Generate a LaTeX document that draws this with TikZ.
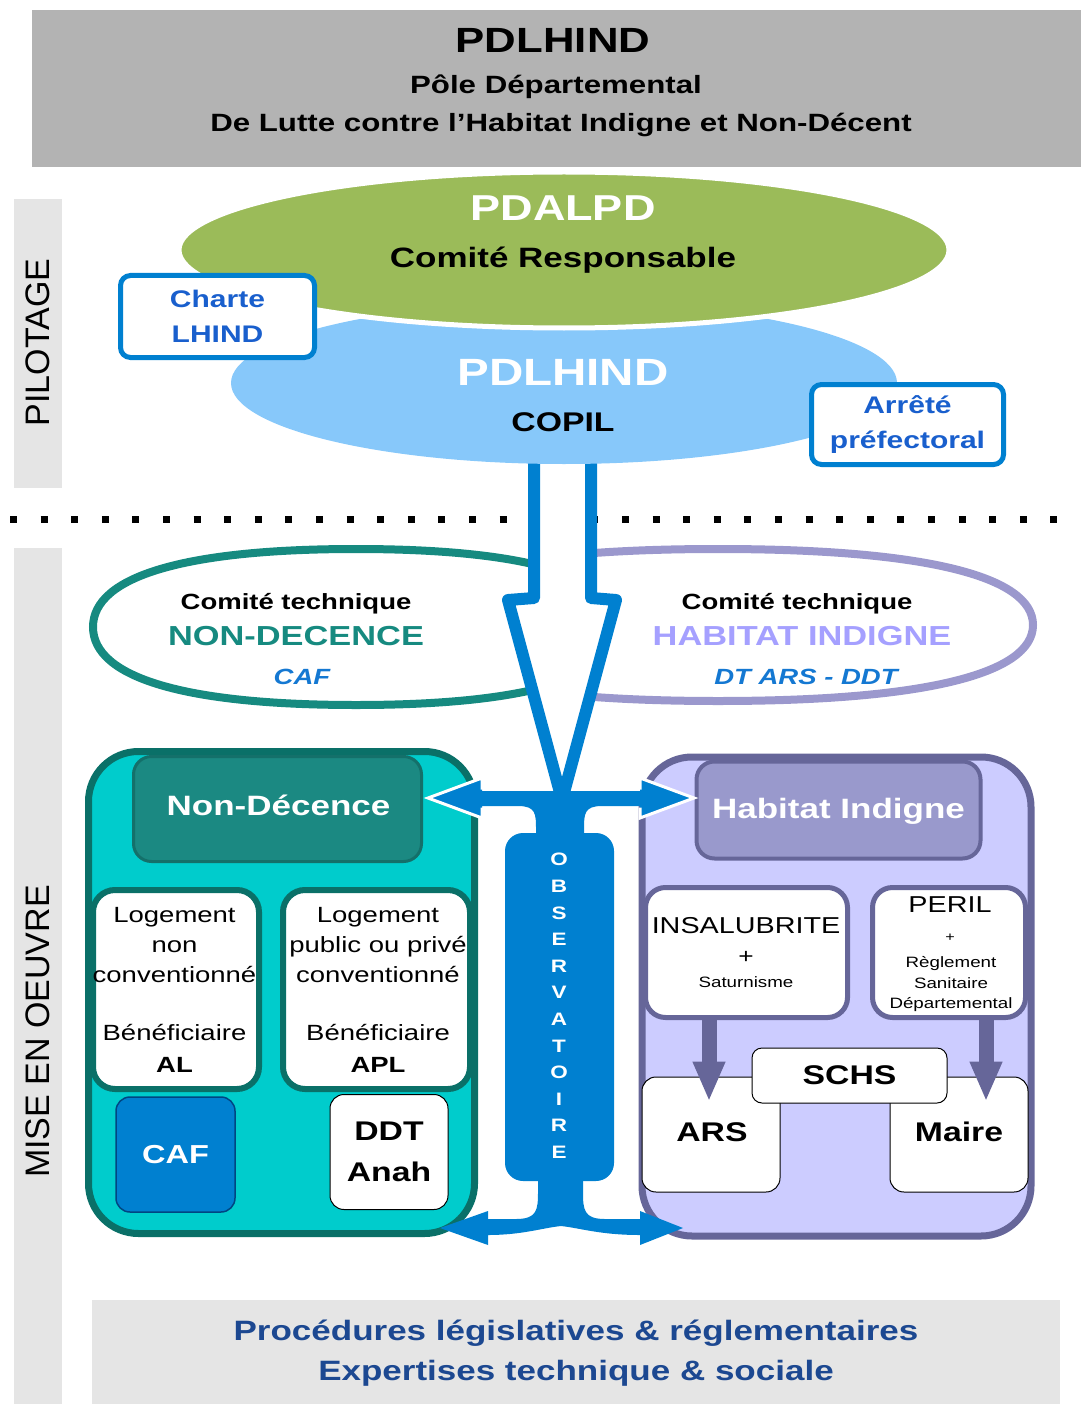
\documentclass[tikz,border=0pt]{standalone}
\usepackage{fontspec}
\setmainfont{Liberation Sans}[FakeStretch=1.25]
\newfontfamily\plainsans{Liberation Sans}
\usetikzlibrary{shapes.geometric,arrows.meta}
\newcommand\fsz[2]{\fontsize{#1pt}{#2pt}\selectfont}
\definecolor{hdrgrey}{RGB}{179,179,179}
\definecolor{sidegrey}{RGB}{229,229,229}
\definecolor{pgreen}{RGB}{155,187,89}
\definecolor{pblue}{RGB}{135,200,250}
\definecolor{abl}{RGB}{0,128,208}
\definecolor{txtblue}{RGB}{25,95,205}
\definecolor{teal1}{RGB}{22,138,128}
\definecolor{lav1}{RGB}{155,152,205}
\definecolor{lavtxt}{RGB}{165,160,255}
\definecolor{itblue}{RGB}{20,120,210}
\definecolor{cyanfill}{RGB}{0,204,204}
\definecolor{tealborder}{RGB}{10,112,104}
\definecolor{tealhead}{RGB}{27,137,130}
\definecolor{tealhd2}{RGB}{20,112,106}
\definecolor{lavfill}{RGB}{204,204,255}
\definecolor{lavborder}{RGB}{102,102,153}
\definecolor{lavhead}{RGB}{153,153,204}
\definecolor{navy}{RGB}{28,72,145}
\definecolor{cafb}{RGB}{0,70,130}
\begin{document}
\begin{tikzpicture}[x=1pt,y=-1pt,
  tx/.style={anchor=base,inner sep=0pt},
  bx/.style={rectangle,inner sep=0pt},
  chbox/.style={bx,draw=abl,line width=5pt,fill=white,rounded corners=10pt,align=center,font=\fsz{24}{35}\bfseries,text=txtblue},
  ndsub/.style={bx,fill=white,draw=tealborder,line width=6pt,rounded corners=22pt},
  hisub/.style={bx,fill=white,draw=lavborder,line width=5pt,rounded corners=20pt},
  agency/.style={bx,fill=white,draw=black,line width=1pt,rounded corners=14pt},
  bigtxt/.style={tx,font=\fsz{27}{30}\bfseries},
  linetxt/.style={align=center,font=\fsz{22}{30}},
  harrow/.style={lavborder,line width=15pt,-{Triangle[width=30pt,length=40pt]}}
]
\path[use as bounding box] (0,0) rectangle (1086,1404);

% ---------- header ----------
\node[bx,fill=hdrgrey,minimum width=1049pt,minimum height=157pt] (hdr) at (556.5,88.5) {};
\node[tx,font=\fsz{35}{40}\bfseries] (t1) at (553,53) {PDLHIND};
\node[tx,font=\fsz{25}{30}\bfseries] (t2) at (556,94) {Pôle Départemental};
\node[tx,font=\fsz{25}{30}\bfseries] (t3) at (561,132) {De Lutte contre l'Habitat Indigne et Non-Décent};

% ---------- side bars ----------
\node[bx,fill=sidegrey,minimum width=48pt,minimum height=289pt] (pilbar) at (37.5,343.5) {};
\node[rotate=90,inner sep=0pt,font=\plainsans\fsz{34}{40}] (pil) at (37.5,342.5) {PILOTAGE};
\node[bx,fill=sidegrey,minimum width=48pt,minimum height=862pt] (meobar) at (37.5,979) {};
\node[rotate=90,inner sep=0pt,font=\plainsans\fsz{34}{40}] (meo) at (37.5,1031.5) {MISE EN OEUVRE};

% ---------- dotted separator ----------
\coordinate (dl) at (10,519);
\coordinate (dr) at (1075,519);
\draw[line width=7pt,dash pattern=on 7pt off 23.6pt] (dl) -- (dr);

% ---------- comites techniques ----------
\begin{scope}
\clip (60,530) rectangle (560,730);
\draw[teal1,line width=8pt,fill=white] (619,627) .. controls (619,677.7) and (527,705) .. (356,705) .. controls (185,705) and (93,677.7) .. (93,627) .. controls (93,576.3) and (185,549) .. (356,549) .. controls (527,549) and (619,576.3) .. (619,627) -- cycle;
\end{scope}
\begin{scope}
\clip (560,530) rectangle (1060,730);
\draw[lav1,line width=8pt,fill=white] (1033,625) .. controls (1033,674.4) and (922.75,701) .. (718,701) .. controls (513.25,701) and (403,674.4) .. (403,625) .. controls (403,575.6) and (513.25,549) .. (718,549) .. controls (922.75,549) and (1033,575.6) .. (1033,625) -- cycle;
\end{scope}
\node[tx,font=\fsz{22}{26}\bfseries] (ct1) at (296,609) {Comité technique};
\node[tx,font=\fsz{27.5}{30}\bfseries,text=teal1] (ndc) at (296,645) {NON-DECENCE};
\node[tx,font=\fsz{22}{26}\bfseries\itshape,text=itblue] (cafc) at (302,684) {CAF};
\node[tx,font=\fsz{22}{26}\bfseries] (ct2) at (797,609) {Comité technique};
\node[tx,font=\fsz{27.5}{30}\bfseries,text=lavtxt] (hic) at (802,645) {HABITAT INDIGNE};
\node[tx,font=\fsz{22}{26}\bfseries\itshape,text=itblue] (dtc) at (806,684) {DT ARS - DDT};

% ---------- big hollow arrow ----------
\draw[abl,line width=12pt,line join=round,fill=white] (534,430) -- (534,598) -- (508,600) -- (562,800) -- (616,600) -- (591,598) -- (591,430);

% ---------- pilotage ellipses ----------
\node[ellipse,fill=pblue,inner sep=0pt,minimum width=666pt,minimum height=162pt] (copil) at (564,383) {};
\node[ellipse,fill=pgreen,draw=white,line width=5pt,inner sep=0pt,minimum width=770pt,minimum height=156pt] (pdalpd) at (564,250) {};
\node[tx,font=\fsz{36}{40}\bfseries,text=white] (t4) at (563,221) {PDALPD};
\node[tx,font=\fsz{28}{32}\bfseries] (t5) at (563,268) {Comité Responsable};
\node[tx,font=\fsz{38}{40}\bfseries,text=white] (t6) at (563,385.5) {PDLHIND};
\node[tx,font=\fsz{27}{30}\bfseries] (t7) at (563,431) {COPIL};

\node[chbox,minimum width=194pt,minimum height=82pt] (charte) at (217.5,316.5) {Charte\\LHIND};
\node[chbox,minimum width=192pt,minimum height=80pt] (arrete) at (907.5,424.5) {Arrêté\\préfectoral};

% ---------- Non-Decence block ----------
\node[bx,fill=cyanfill,draw=tealborder,line width=7pt,rounded corners=50pt,minimum width=386pt,minimum height=482pt] (ndbox) at (281.5,992.5) {};
\node[bx,fill=tealhead,draw=tealhd2,line width=3pt,rounded corners=18pt,minimum width=288pt,minimum height=105pt] (ndhead) at (277.5,809) {};
\node[tx,font=\fsz{28}{32}\bfseries,text=white] (ndheadt) at (278.5,815) {Non-Décence};
\node[ndsub,minimum width=166pt,minimum height=199pt] (lognc) at (176,989.5) {};
\node[linetxt] (lognct) at (174.5,990) {Logement\\non\\conventionné\\[28pt]Bénéficiaire\\[2pt]\textbf{AL}};
\node[ndsub,minimum width=187pt,minimum height=199pt] (logc) at (376.5,989.5) {};
\node[linetxt] (logct) at (378,990) {Logement\\public ou privé\\conventionné\\[28pt]Bénéficiaire\\[2pt]\textbf{APL}};
\node[bx,fill=abl,draw=cafb,line width=1.5pt,rounded corners=14pt,minimum width=119pt,minimum height=115pt,font=\fsz{26}{30}\bfseries,text=white] (caf) at (175.5,1154.5) {CAF};
\node[agency,minimum width=118pt,minimum height=115pt,align=center,font=\fsz{27}{41}\bfseries] (ddt) at (389,1152) {DDT\\Anah};

% ---------- Habitat Indigne block ----------
\node[bx,fill=lavfill,draw=lavborder,line width=7pt,rounded corners=50pt,minimum width=389pt,minimum height=479pt] (hibox) at (836.5,996.5) {};
\node[bx,fill=lavhead,draw=lavborder,line width=4pt,rounded corners=18pt,minimum width=284pt,minimum height=97pt] (hihead) at (838.5,810) {};
\node[tx,font=\fsz{28}{32}\bfseries,text=white] (hiheadt) at (838.5,818) {Habitat Indigne};
\node[hisub,minimum width=202pt,minimum height=130pt] (insal) at (746.5,952.5) {};
\node[tx,font=\fsz{23}{26}] (ins1) at (746,933.5) {INSALUBRITE};
\node[tx,font=\fsz{21}{24}] (ins2) at (746,963) {+};
\node[tx,font=\fsz{15}{18}] (ins3) at (746,987) {Saturnisme};
\node[hisub,minimum width=153pt,minimum height=130pt] (peril) at (949,952.5) {};
\node[tx,font=\fsz{23}{26}] (per1) at (950,912.5) {PERIL};
\node[tx,font=\fsz{13}{14}] (per2) at (950,941.5) {+};
\node[tx,font=\fsz{15}{18}] (per3) at (951,967) {Règlement};
\node[tx,font=\fsz{15}{18}] (per4) at (951,988) {Sanitaire};
\node[tx,font=\fsz{15}{18}] (per5) at (951,1008) {Départemental};
\node[agency,minimum width=138pt,minimum height=115pt] (ars) at (711,1134.5) {};
\node[bigtxt] (arst) at (712,1141) {ARS};
\node[agency,minimum width=138pt,minimum height=115pt] (maire) at (959,1134.5) {};
\node[bigtxt] (mairet) at (959,1141) {Maire};
\node[agency,rounded corners=10pt,minimum width=195pt,minimum height=55pt,font=\fsz{27}{30}\bfseries] (schs) at (849.5,1075.5) {SCHS};
\draw[harrow] ([xshift=-37.5pt]insal.south) -- ([xshift=-2pt,yshift=-25pt]ars.north);
\draw[harrow] ([xshift=37pt]peril.south) -- ([xshift=27pt,yshift=-25pt]maire.north);

% ---------- observatoire and its double arrows ----------
\fill[abl] (428,798) -- (482,778) -- (482,791) -- (640,791) -- (640,778) -- (694,798) -- (640,818) -- (640,806) -- (602,806) .. controls (584,806) and (584,814) .. (584,830) -- (584,845) -- (536,845) -- (536,830) .. controls (536,814) and (536,806) .. (518,806) -- (482,806) -- (482,818) -- cycle;
\draw[white,line width=3pt,line join=miter] (482,789.5) -- (482,778) -- (428,798) -- (482,818) -- (482,807.5);
\draw[white,line width=3pt,line join=miter] (640,789.5) -- (640,778) -- (694,798) -- (640,818) -- (640,807.5);
\fill[abl] (440,1228) -- (488,1211) -- (488,1219) -- (516,1219) .. controls (537,1219) and (538,1210) .. (538,1192) -- (538,1170) -- (583,1170) -- (583,1192) .. controls (583,1210) and (584,1219) .. (605,1219) -- (640,1219) -- (640,1211) -- (683,1228) -- (640,1245) -- (640,1235) .. controls (600,1235) and (580,1228) .. (561,1226) .. controls (542,1228) and (522,1235) .. (488,1235) -- (488,1245) -- cycle;
\node[bx,fill=abl,rounded corners=18pt,minimum width=109pt,minimum height=348pt] (obs) at (559.5,1007) {};
\node[align=center,inner sep=0pt,font=\fsz{18}{26.6}\bfseries,text=white] (obst) at (559,1006) {O\\B\\S\\E\\R\\V\\A\\T\\O\\I\\R\\E};

% ---------- bottom band ----------
\node[bx,fill=sidegrey,minimum width=968pt,minimum height=110pt] (proc) at (576,1355) {};
\node[tx,font=\fsz{28}{32}\bfseries,text=navy] (p1) at (576,1340) {Procédures législatives \& réglementaires};
\node[tx,font=\fsz{28}{32}\bfseries,text=navy] (p2) at (576,1380) {Expertises technique \& sociale};
\end{tikzpicture}
\end{document}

PROBLEM STATEMENT:
Make an exact copy of the lines from the top of the material through the line with "(t3) at (561,132)", pictures excluded.

RESPONSE TO THE TASK:
Generate a LaTeX document that draws this with TikZ.
\documentclass[tikz,border=0pt]{standalone}
\usepackage{fontspec}
\setmainfont{Liberation Sans}[FakeStretch=1.25]
\newfontfamily\plainsans{Liberation Sans}
\usetikzlibrary{shapes.geometric,arrows.meta}
\newcommand\fsz[2]{\fontsize{#1pt}{#2pt}\selectfont}
\definecolor{hdrgrey}{RGB}{179,179,179}
\definecolor{sidegrey}{RGB}{229,229,229}
\definecolor{pgreen}{RGB}{155,187,89}
\definecolor{pblue}{RGB}{135,200,250}
\definecolor{abl}{RGB}{0,128,208}
\definecolor{txtblue}{RGB}{25,95,205}
\definecolor{teal1}{RGB}{22,138,128}
\definecolor{lav1}{RGB}{155,152,205}
\definecolor{lavtxt}{RGB}{165,160,255}
\definecolor{itblue}{RGB}{20,120,210}
\definecolor{cyanfill}{RGB}{0,204,204}
\definecolor{tealborder}{RGB}{10,112,104}
\definecolor{tealhead}{RGB}{27,137,130}
\definecolor{tealhd2}{RGB}{20,112,106}
\definecolor{lavfill}{RGB}{204,204,255}
\definecolor{lavborder}{RGB}{102,102,153}
\definecolor{lavhead}{RGB}{153,153,204}
\definecolor{navy}{RGB}{28,72,145}
\definecolor{cafb}{RGB}{0,70,130}
\begin{document}
\begin{tikzpicture}[x=1pt,y=-1pt,
  tx/.style={anchor=base,inner sep=0pt},
  bx/.style={rectangle,inner sep=0pt},
  chbox/.style={bx,draw=abl,line width=5pt,fill=white,rounded corners=10pt,align=center,font=\fsz{24}{35}\bfseries,text=txtblue},
  ndsub/.style={bx,fill=white,draw=tealborder,line width=6pt,rounded corners=22pt},
  hisub/.style={bx,fill=white,draw=lavborder,line width=5pt,rounded corners=20pt},
  agency/.style={bx,fill=white,draw=black,line width=1pt,rounded corners=14pt},
  bigtxt/.style={tx,font=\fsz{27}{30}\bfseries},
  linetxt/.style={align=center,font=\fsz{22}{30}},
  harrow/.style={lavborder,line width=15pt,-{Triangle[width=30pt,length=40pt]}}
]
\path[use as bounding box] (0,0) rectangle (1086,1404);

% ---------- header ----------
\node[bx,fill=hdrgrey,minimum width=1049pt,minimum height=157pt] (hdr) at (556.5,88.5) {};
\node[tx,font=\fsz{35}{40}\bfseries] (t1) at (553,53) {PDLHIND};
\node[tx,font=\fsz{25}{30}\bfseries] (t2) at (556,94) {Pôle Départemental};
\node[tx,font=\fsz{25}{30}\bfseries] (t3) at (561,132) {De Lutte contre l'Habitat Indigne et Non-Décent};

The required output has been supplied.